Copy out each line exactly; pictures stay out of the copy.

*** Stored data

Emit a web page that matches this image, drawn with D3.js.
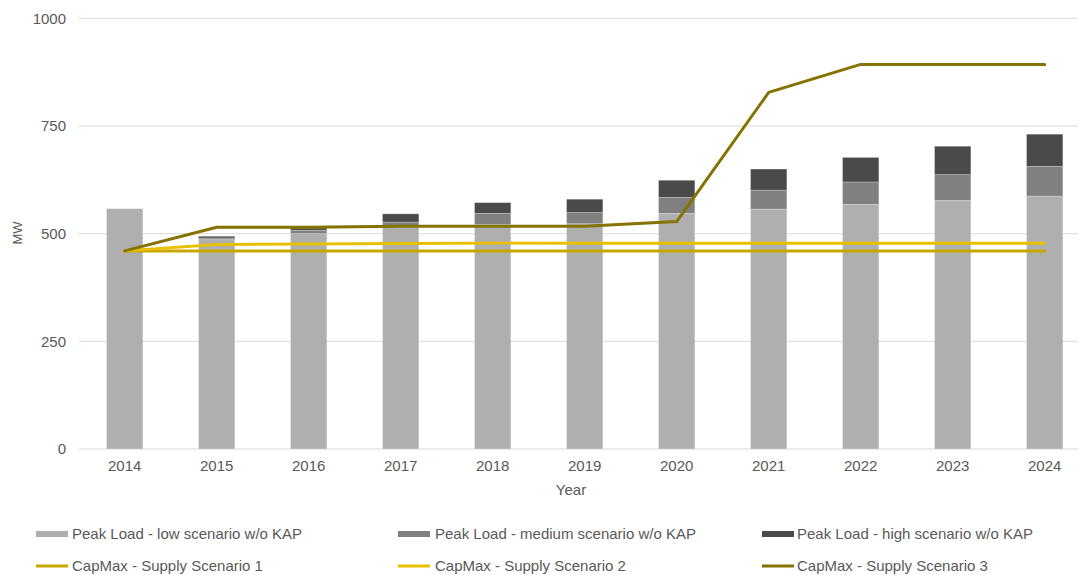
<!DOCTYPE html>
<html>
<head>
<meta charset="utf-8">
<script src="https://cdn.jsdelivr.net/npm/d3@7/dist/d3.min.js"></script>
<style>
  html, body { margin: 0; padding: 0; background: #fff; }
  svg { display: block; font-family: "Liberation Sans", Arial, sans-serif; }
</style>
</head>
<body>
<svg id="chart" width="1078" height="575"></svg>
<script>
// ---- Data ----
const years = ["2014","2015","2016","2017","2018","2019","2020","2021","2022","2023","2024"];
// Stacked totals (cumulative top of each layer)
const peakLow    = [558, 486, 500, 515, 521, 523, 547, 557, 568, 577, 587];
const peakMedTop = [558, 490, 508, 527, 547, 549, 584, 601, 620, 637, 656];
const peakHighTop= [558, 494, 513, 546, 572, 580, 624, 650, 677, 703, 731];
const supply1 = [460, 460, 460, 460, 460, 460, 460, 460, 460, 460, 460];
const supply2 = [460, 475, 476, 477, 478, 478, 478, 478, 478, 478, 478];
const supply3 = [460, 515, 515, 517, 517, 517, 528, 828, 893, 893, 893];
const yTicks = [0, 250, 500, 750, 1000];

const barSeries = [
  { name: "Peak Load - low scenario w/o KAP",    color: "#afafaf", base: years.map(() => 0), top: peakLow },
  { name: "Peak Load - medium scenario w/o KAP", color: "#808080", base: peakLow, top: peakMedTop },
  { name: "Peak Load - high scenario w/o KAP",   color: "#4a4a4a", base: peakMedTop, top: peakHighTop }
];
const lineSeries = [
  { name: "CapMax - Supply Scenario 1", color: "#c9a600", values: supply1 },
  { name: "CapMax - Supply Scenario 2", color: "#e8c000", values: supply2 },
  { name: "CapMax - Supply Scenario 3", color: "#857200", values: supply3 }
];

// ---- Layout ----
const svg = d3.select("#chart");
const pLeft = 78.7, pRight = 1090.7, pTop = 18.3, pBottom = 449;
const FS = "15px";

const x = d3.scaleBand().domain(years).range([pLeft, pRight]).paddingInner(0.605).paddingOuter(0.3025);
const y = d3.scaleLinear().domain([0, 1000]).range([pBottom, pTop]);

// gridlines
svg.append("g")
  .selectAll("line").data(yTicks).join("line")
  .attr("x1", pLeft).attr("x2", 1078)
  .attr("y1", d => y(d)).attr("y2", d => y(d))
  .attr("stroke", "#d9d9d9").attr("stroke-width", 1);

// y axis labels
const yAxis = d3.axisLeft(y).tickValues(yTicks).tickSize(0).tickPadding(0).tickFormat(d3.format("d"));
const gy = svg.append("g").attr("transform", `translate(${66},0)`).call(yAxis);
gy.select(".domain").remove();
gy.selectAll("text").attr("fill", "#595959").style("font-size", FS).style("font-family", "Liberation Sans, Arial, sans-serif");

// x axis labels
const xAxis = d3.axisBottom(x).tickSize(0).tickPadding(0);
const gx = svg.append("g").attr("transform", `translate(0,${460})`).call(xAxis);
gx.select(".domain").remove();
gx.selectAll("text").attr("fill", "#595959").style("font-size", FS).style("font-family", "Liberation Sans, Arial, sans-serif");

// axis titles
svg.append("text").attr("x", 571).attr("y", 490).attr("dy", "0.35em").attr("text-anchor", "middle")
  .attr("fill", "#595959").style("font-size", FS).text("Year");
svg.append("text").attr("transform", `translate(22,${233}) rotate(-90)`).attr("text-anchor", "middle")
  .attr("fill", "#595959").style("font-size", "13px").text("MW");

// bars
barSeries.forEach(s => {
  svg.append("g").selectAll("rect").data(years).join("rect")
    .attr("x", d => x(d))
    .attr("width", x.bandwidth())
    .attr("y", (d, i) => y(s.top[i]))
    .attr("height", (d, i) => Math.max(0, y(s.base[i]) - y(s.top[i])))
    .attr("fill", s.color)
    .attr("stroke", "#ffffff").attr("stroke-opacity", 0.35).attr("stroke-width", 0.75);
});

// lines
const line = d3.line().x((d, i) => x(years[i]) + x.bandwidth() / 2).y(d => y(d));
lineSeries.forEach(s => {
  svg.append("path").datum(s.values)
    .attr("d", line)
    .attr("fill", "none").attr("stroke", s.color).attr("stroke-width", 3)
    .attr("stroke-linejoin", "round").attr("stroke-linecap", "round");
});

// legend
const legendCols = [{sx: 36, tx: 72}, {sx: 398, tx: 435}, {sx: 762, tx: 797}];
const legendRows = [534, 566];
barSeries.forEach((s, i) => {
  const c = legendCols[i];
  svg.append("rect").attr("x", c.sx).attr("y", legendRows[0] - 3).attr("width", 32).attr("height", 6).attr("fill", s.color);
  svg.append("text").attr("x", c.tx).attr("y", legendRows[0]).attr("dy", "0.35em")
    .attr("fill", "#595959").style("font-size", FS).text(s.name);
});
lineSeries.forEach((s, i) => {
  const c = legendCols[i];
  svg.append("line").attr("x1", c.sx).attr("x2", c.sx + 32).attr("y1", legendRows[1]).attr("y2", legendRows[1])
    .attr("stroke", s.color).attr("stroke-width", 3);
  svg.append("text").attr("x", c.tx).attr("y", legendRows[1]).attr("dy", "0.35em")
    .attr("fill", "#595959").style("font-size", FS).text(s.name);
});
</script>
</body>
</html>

******

**The response:**
Emit a web page that matches this image, drawn with D3.js.
<!DOCTYPE html>
<html>
<head>
<meta charset="utf-8">
<script src="https://cdn.jsdelivr.net/npm/d3@7/dist/d3.min.js"></script>
<style>
  html, body { margin: 0; padding: 0; background: #fff; }
  svg { display: block; font-family: "Liberation Sans", Arial, sans-serif; }
</style>
</head>
<body>
<svg id="chart" width="1078" height="575"></svg>
<script>
// ---- Data ----
const years = ["2014","2015","2016","2017","2018","2019","2020","2021","2022","2023","2024"];
// Stacked totals (cumulative top of each layer)
const peakLow    = [558, 486, 500, 515, 521, 523, 547, 557, 568, 577, 587];
const peakMedTop = [558, 490, 508, 527, 547, 549, 584, 601, 620, 637, 656];
const peakHighTop= [558, 494, 513, 546, 572, 580, 624, 650, 677, 703, 731];
const supply1 = [460, 460, 460, 460, 460, 460, 460, 460, 460, 460, 460];
const supply2 = [460, 475, 476, 477, 478, 478, 478, 478, 478, 478, 478];
const supply3 = [460, 515, 515, 517, 517, 517, 528, 828, 893, 893, 893];
const yTicks = [0, 250, 500, 750, 1000];

const barSeries = [
  { name: "Peak Load - low scenario w/o KAP",    color: "#afafaf", base: years.map(() => 0), top: peakLow },
  { name: "Peak Load - medium scenario w/o KAP", color: "#808080", base: peakLow, top: peakMedTop },
  { name: "Peak Load - high scenario w/o KAP",   color: "#4a4a4a", base: peakMedTop, top: peakHighTop }
];
const lineSeries = [
  { name: "CapMax - Supply Scenario 1", color: "#c9a600", values: supply1 },
  { name: "CapMax - Supply Scenario 2", color: "#e8c000", values: supply2 },
  { name: "CapMax - Supply Scenario 3", color: "#857200", values: supply3 }
];

// ---- Layout ----
const svg = d3.select("#chart");
const pLeft = 78.7, pRight = 1090.7, pTop = 18.3, pBottom = 449;
const FS = "15px";

const x = d3.scaleBand().domain(years).range([pLeft, pRight]).paddingInner(0.605).paddingOuter(0.3025);
const y = d3.scaleLinear().domain([0, 1000]).range([pBottom, pTop]);

// gridlines
svg.append("g")
  .selectAll("line").data(yTicks).join("line")
  .attr("x1", pLeft).attr("x2", 1078)
  .attr("y1", d => y(d)).attr("y2", d => y(d))
  .attr("stroke", "#d9d9d9").attr("stroke-width", 1);

// y axis labels
const yAxis = d3.axisLeft(y).tickValues(yTicks).tickSize(0).tickPadding(0).tickFormat(d3.format("d"));
const gy = svg.append("g").attr("transform", `translate(${66},0)`).call(yAxis);
gy.select(".domain").remove();
gy.selectAll("text").attr("fill", "#595959").style("font-size", FS).style("font-family", "Liberation Sans, Arial, sans-serif");

// x axis labels
const xAxis = d3.axisBottom(x).tickSize(0).tickPadding(0);
const gx = svg.append("g").attr("transform", `translate(0,${460})`).call(xAxis);
gx.select(".domain").remove();
gx.selectAll("text").attr("fill", "#595959").style("font-size", FS).style("font-family", "Liberation Sans, Arial, sans-serif");

// axis titles
svg.append("text").attr("x", 571).attr("y", 490).attr("dy", "0.35em").attr("text-anchor", "middle")
  .attr("fill", "#595959").style("font-size", FS).text("Year");
svg.append("text").attr("transform", `translate(22,${233}) rotate(-90)`).attr("text-anchor", "middle")
  .attr("fill", "#595959").style("font-size", "13px").text("MW");

// bars
barSeries.forEach(s => {
  svg.append("g").selectAll("rect").data(years).join("rect")
    .attr("x", d => x(d))
    .attr("width", x.bandwidth())
    .attr("y", (d, i) => y(s.top[i]))
    .attr("height", (d, i) => Math.max(0, y(s.base[i]) - y(s.top[i])))
    .attr("fill", s.color)
    .attr("stroke", "#ffffff").attr("stroke-opacity", 0.35).attr("stroke-width", 0.75);
});

// lines
const line = d3.line().x((d, i) => x(years[i]) + x.bandwidth() / 2).y(d => y(d));
lineSeries.forEach(s => {
  svg.append("path").datum(s.values)
    .attr("d", line)
    .attr("fill", "none").attr("stroke", s.color).attr("stroke-width", 3)
    .attr("stroke-linejoin", "round").attr("stroke-linecap", "round");
});

// legend
const legendCols = [{sx: 36, tx: 72}, {sx: 398, tx: 435}, {sx: 762, tx: 797}];
const legendRows = [534, 566];
barSeries.forEach((s, i) => {
  const c = legendCols[i];
  svg.append("rect").attr("x", c.sx).attr("y", legendRows[0] - 3).attr("width", 32).attr("height", 6).attr("fill", s.color);
  svg.append("text").attr("x", c.tx).attr("y", legendRows[0]).attr("dy", "0.35em")
    .attr("fill", "#595959").style("font-size", FS).text(s.name);
});
lineSeries.forEach((s, i) => {
  const c = legendCols[i];
  svg.append("line").attr("x1", c.sx).attr("x2", c.sx + 32).attr("y1", legendRows[1]).attr("y2", legendRows[1])
    .attr("stroke", s.color).attr("stroke-width", 3);
  svg.append("text").attr("x", c.tx).attr("y", legendRows[1]).attr("dy", "0.35em")
    .attr("fill", "#595959").style("font-size", FS).text(s.name);
});
</script>
</body>
</html>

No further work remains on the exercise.